GIVEN DATA »
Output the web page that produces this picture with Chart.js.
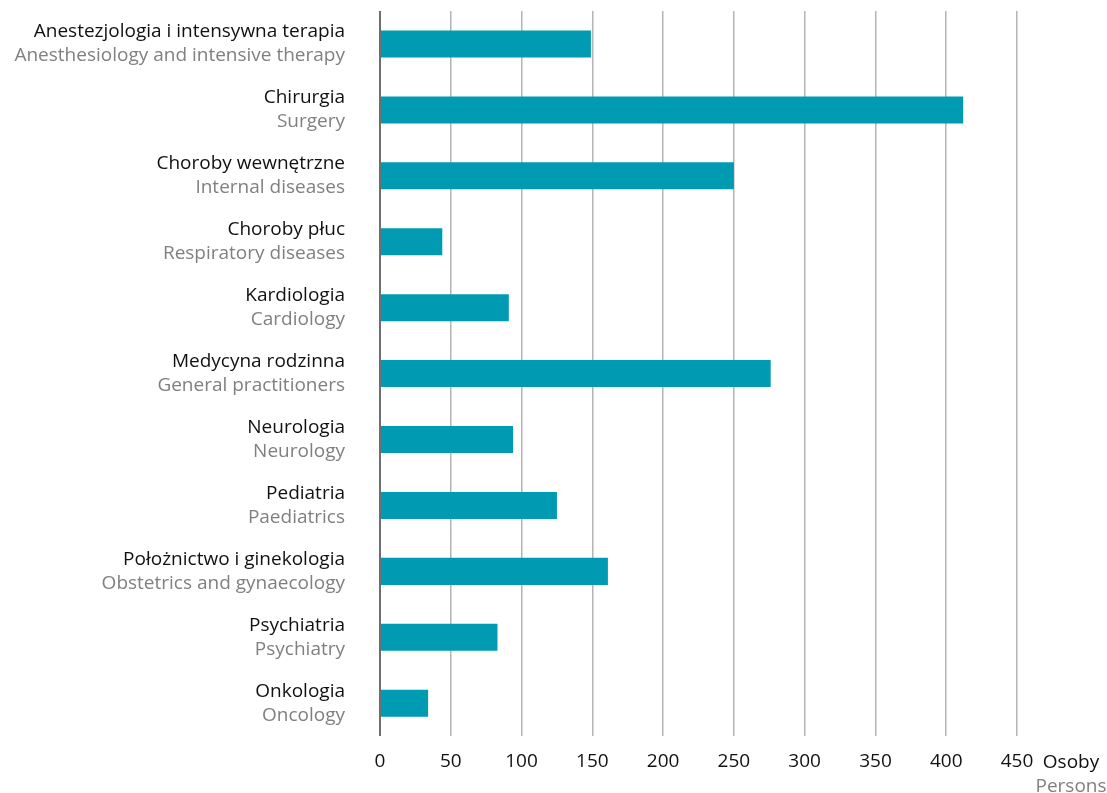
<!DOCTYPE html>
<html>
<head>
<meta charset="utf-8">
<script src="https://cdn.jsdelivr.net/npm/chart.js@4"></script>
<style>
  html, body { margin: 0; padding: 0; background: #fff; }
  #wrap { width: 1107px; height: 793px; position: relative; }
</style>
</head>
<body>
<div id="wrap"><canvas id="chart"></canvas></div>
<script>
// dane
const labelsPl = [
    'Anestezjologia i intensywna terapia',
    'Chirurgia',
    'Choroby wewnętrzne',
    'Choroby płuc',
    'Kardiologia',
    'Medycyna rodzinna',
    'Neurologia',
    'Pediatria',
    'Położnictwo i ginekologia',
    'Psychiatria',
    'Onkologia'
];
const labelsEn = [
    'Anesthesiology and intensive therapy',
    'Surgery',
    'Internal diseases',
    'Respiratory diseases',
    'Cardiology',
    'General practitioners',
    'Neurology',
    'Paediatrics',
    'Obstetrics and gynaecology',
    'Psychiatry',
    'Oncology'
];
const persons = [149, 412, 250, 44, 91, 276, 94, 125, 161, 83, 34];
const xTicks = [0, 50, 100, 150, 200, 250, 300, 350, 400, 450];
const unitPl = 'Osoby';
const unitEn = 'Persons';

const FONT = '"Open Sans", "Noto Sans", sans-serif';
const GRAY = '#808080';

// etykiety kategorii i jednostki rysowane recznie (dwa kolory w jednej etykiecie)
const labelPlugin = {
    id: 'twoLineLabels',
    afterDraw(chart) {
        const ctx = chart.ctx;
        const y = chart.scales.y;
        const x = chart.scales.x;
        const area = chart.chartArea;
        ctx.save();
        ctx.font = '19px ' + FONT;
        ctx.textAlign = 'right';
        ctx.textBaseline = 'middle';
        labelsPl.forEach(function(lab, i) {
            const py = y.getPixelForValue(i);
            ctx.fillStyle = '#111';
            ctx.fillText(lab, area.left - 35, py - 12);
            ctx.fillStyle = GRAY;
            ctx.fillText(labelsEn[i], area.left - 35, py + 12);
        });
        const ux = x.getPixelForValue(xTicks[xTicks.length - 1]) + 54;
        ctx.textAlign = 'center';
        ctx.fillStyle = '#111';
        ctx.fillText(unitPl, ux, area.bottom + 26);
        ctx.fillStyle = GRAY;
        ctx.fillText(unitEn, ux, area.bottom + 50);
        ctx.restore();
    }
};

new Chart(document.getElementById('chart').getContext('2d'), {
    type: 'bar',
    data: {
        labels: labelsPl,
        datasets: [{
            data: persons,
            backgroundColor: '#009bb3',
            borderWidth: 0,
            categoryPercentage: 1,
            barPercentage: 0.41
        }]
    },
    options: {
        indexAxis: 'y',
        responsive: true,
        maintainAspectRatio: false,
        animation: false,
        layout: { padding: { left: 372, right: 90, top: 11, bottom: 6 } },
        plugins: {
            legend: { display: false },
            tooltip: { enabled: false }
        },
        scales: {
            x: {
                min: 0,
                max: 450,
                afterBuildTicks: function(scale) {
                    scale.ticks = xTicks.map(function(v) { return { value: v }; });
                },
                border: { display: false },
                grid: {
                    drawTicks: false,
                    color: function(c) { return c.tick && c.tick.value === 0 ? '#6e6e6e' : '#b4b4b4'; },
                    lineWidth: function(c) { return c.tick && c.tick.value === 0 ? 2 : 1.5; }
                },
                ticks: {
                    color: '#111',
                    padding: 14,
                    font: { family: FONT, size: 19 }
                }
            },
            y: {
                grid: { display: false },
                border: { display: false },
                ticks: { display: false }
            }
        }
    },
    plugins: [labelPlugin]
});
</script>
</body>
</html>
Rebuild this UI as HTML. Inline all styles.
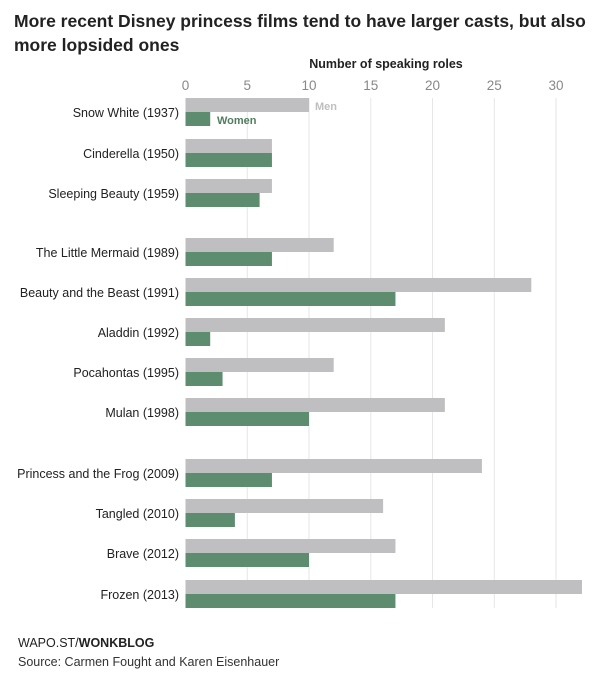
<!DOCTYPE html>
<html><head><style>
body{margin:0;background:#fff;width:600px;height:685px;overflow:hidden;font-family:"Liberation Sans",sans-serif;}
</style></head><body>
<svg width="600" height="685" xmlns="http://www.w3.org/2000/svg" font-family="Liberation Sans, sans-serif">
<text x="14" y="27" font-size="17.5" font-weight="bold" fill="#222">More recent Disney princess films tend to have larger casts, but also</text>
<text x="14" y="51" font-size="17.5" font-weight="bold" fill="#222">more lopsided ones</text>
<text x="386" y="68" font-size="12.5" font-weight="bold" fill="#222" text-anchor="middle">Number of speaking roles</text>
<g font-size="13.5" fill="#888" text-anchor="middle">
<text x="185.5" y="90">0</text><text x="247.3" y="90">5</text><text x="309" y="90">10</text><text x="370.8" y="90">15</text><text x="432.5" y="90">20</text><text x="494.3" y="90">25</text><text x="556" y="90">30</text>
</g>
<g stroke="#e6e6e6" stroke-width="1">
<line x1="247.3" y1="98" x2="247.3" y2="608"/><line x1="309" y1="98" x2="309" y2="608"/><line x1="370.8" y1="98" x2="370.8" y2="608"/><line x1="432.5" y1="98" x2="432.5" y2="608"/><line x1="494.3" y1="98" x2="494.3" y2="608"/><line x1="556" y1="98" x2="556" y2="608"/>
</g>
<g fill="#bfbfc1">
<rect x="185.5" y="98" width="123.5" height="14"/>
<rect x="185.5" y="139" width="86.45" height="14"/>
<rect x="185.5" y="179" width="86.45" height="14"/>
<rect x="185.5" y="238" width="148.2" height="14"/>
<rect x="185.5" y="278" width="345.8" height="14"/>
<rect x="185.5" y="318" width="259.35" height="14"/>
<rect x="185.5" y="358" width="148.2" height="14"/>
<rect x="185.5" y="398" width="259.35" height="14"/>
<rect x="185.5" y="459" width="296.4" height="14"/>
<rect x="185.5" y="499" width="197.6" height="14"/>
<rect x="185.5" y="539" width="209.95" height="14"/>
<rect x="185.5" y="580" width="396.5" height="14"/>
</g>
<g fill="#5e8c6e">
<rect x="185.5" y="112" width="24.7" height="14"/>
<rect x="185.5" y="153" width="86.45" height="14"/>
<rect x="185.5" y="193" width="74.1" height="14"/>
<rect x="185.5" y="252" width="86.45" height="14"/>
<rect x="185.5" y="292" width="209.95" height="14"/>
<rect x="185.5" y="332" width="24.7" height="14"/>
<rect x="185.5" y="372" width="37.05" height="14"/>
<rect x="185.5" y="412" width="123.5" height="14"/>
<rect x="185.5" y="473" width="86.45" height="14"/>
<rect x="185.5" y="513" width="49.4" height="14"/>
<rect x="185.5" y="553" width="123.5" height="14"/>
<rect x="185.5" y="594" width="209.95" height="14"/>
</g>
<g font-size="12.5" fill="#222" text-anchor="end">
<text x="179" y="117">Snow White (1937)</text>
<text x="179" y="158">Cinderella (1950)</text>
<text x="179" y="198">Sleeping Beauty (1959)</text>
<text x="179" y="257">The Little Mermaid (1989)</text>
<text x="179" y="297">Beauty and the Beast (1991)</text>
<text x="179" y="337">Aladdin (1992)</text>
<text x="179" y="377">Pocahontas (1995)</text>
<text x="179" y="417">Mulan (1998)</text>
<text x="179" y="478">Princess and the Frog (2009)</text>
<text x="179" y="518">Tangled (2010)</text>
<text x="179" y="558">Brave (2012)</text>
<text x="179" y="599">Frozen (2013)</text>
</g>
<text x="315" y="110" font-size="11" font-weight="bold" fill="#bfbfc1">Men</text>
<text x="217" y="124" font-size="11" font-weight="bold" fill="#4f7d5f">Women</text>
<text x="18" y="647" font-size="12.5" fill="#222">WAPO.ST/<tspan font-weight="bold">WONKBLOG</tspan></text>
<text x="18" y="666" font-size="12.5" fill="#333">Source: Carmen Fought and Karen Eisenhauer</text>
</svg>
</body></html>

REQUEST » Generate a word-for-word copy of the preceding records, excluding all pictures.

TASK ANSWER »
Output the web page that produces this picture with Chart.js.
<!DOCTYPE html>
<html>
<head>
<meta charset="utf-8">
<script src="https://cdn.jsdelivr.net/npm/chart.js@4"></script>
<style>
  html, body { margin: 0; padding: 0; background: #fff; }
  #wrap { width: 1107px; height: 793px; position: relative; }
</style>
</head>
<body>
<div id="wrap"><canvas id="chart"></canvas></div>
<script>
// dane
const labelsPl = [
    'Anestezjologia i intensywna terapia',
    'Chirurgia',
    'Choroby wewnętrzne',
    'Choroby płuc',
    'Kardiologia',
    'Medycyna rodzinna',
    'Neurologia',
    'Pediatria',
    'Położnictwo i ginekologia',
    'Psychiatria',
    'Onkologia'
];
const labelsEn = [
    'Anesthesiology and intensive therapy',
    'Surgery',
    'Internal diseases',
    'Respiratory diseases',
    'Cardiology',
    'General practitioners',
    'Neurology',
    'Paediatrics',
    'Obstetrics and gynaecology',
    'Psychiatry',
    'Oncology'
];
const persons = [149, 412, 250, 44, 91, 276, 94, 125, 161, 83, 34];
const xTicks = [0, 50, 100, 150, 200, 250, 300, 350, 400, 450];
const unitPl = 'Osoby';
const unitEn = 'Persons';

const FONT = '"Open Sans", "Noto Sans", sans-serif';
const GRAY = '#808080';

// etykiety kategorii i jednostki rysowane recznie (dwa kolory w jednej etykiecie)
const labelPlugin = {
    id: 'twoLineLabels',
    afterDraw(chart) {
        const ctx = chart.ctx;
        const y = chart.scales.y;
        const x = chart.scales.x;
        const area = chart.chartArea;
        ctx.save();
        ctx.font = '19px ' + FONT;
        ctx.textAlign = 'right';
        ctx.textBaseline = 'middle';
        labelsPl.forEach(function(lab, i) {
            const py = y.getPixelForValue(i);
            ctx.fillStyle = '#111';
            ctx.fillText(lab, area.left - 35, py - 12);
            ctx.fillStyle = GRAY;
            ctx.fillText(labelsEn[i], area.left - 35, py + 12);
        });
        const ux = x.getPixelForValue(xTicks[xTicks.length - 1]) + 54;
        ctx.textAlign = 'center';
        ctx.fillStyle = '#111';
        ctx.fillText(unitPl, ux, area.bottom + 26);
        ctx.fillStyle = GRAY;
        ctx.fillText(unitEn, ux, area.bottom + 50);
        ctx.restore();
    }
};

new Chart(document.getElementById('chart').getContext('2d'), {
    type: 'bar',
    data: {
        labels: labelsPl,
        datasets: [{
            data: persons,
            backgroundColor: '#009bb3',
            borderWidth: 0,
            categoryPercentage: 1,
            barPercentage: 0.41
        }]
    },
    options: {
        indexAxis: 'y',
        responsive: true,
        maintainAspectRatio: false,
        animation: false,
        layout: { padding: { left: 372, right: 90, top: 11, bottom: 6 } },
        plugins: {
            legend: { display: false },
            tooltip: { enabled: false }
        },
        scales: {
            x: {
                min: 0,
                max: 450,
                afterBuildTicks: function(scale) {
                    scale.ticks = xTicks.map(function(v) { return { value: v }; });
                },
                border: { display: false },
                grid: {
                    drawTicks: false,
                    color: function(c) { return c.tick && c.tick.value === 0 ? '#6e6e6e' : '#b4b4b4'; },
                    lineWidth: function(c) { return c.tick && c.tick.value === 0 ? 2 : 1.5; }
                },
                ticks: {
                    color: '#111',
                    padding: 14,
                    font: { family: FONT, size: 19 }
                }
            },
            y: {
                grid: { display: false },
                border: { display: false },
                ticks: { display: false }
            }
        }
    },
    plugins: [labelPlugin]
});
</script>
</body>
</html>
Rebuild this UI as HTML. Inline all styles.
<!DOCTYPE html>
<html><head><style>
body{margin:0;background:#fff;width:600px;height:685px;overflow:hidden;font-family:"Liberation Sans",sans-serif;}
</style></head><body>
<svg width="600" height="685" xmlns="http://www.w3.org/2000/svg" font-family="Liberation Sans, sans-serif">
<text x="14" y="27" font-size="17.5" font-weight="bold" fill="#222">More recent Disney princess films tend to have larger casts, but also</text>
<text x="14" y="51" font-size="17.5" font-weight="bold" fill="#222">more lopsided ones</text>
<text x="386" y="68" font-size="12.5" font-weight="bold" fill="#222" text-anchor="middle">Number of speaking roles</text>
<g font-size="13.5" fill="#888" text-anchor="middle">
<text x="185.5" y="90">0</text><text x="247.3" y="90">5</text><text x="309" y="90">10</text><text x="370.8" y="90">15</text><text x="432.5" y="90">20</text><text x="494.3" y="90">25</text><text x="556" y="90">30</text>
</g>
<g stroke="#e6e6e6" stroke-width="1">
<line x1="247.3" y1="98" x2="247.3" y2="608"/><line x1="309" y1="98" x2="309" y2="608"/><line x1="370.8" y1="98" x2="370.8" y2="608"/><line x1="432.5" y1="98" x2="432.5" y2="608"/><line x1="494.3" y1="98" x2="494.3" y2="608"/><line x1="556" y1="98" x2="556" y2="608"/>
</g>
<g fill="#bfbfc1">
<rect x="185.5" y="98" width="123.5" height="14"/>
<rect x="185.5" y="139" width="86.45" height="14"/>
<rect x="185.5" y="179" width="86.45" height="14"/>
<rect x="185.5" y="238" width="148.2" height="14"/>
<rect x="185.5" y="278" width="345.8" height="14"/>
<rect x="185.5" y="318" width="259.35" height="14"/>
<rect x="185.5" y="358" width="148.2" height="14"/>
<rect x="185.5" y="398" width="259.35" height="14"/>
<rect x="185.5" y="459" width="296.4" height="14"/>
<rect x="185.5" y="499" width="197.6" height="14"/>
<rect x="185.5" y="539" width="209.95" height="14"/>
<rect x="185.5" y="580" width="396.5" height="14"/>
</g>
<g fill="#5e8c6e">
<rect x="185.5" y="112" width="24.7" height="14"/>
<rect x="185.5" y="153" width="86.45" height="14"/>
<rect x="185.5" y="193" width="74.1" height="14"/>
<rect x="185.5" y="252" width="86.45" height="14"/>
<rect x="185.5" y="292" width="209.95" height="14"/>
<rect x="185.5" y="332" width="24.7" height="14"/>
<rect x="185.5" y="372" width="37.05" height="14"/>
<rect x="185.5" y="412" width="123.5" height="14"/>
<rect x="185.5" y="473" width="86.45" height="14"/>
<rect x="185.5" y="513" width="49.4" height="14"/>
<rect x="185.5" y="553" width="123.5" height="14"/>
<rect x="185.5" y="594" width="209.95" height="14"/>
</g>
<g font-size="12.5" fill="#222" text-anchor="end">
<text x="179" y="117">Snow White (1937)</text>
<text x="179" y="158">Cinderella (1950)</text>
<text x="179" y="198">Sleeping Beauty (1959)</text>
<text x="179" y="257">The Little Mermaid (1989)</text>
<text x="179" y="297">Beauty and the Beast (1991)</text>
<text x="179" y="337">Aladdin (1992)</text>
<text x="179" y="377">Pocahontas (1995)</text>
<text x="179" y="417">Mulan (1998)</text>
<text x="179" y="478">Princess and the Frog (2009)</text>
<text x="179" y="518">Tangled (2010)</text>
<text x="179" y="558">Brave (2012)</text>
<text x="179" y="599">Frozen (2013)</text>
</g>
<text x="315" y="110" font-size="11" font-weight="bold" fill="#bfbfc1">Men</text>
<text x="217" y="124" font-size="11" font-weight="bold" fill="#4f7d5f">Women</text>
<text x="18" y="647" font-size="12.5" fill="#222">WAPO.ST/<tspan font-weight="bold">WONKBLOG</tspan></text>
<text x="18" y="666" font-size="12.5" fill="#333">Source: Carmen Fought and Karen Eisenhauer</text>
</svg>
</body></html>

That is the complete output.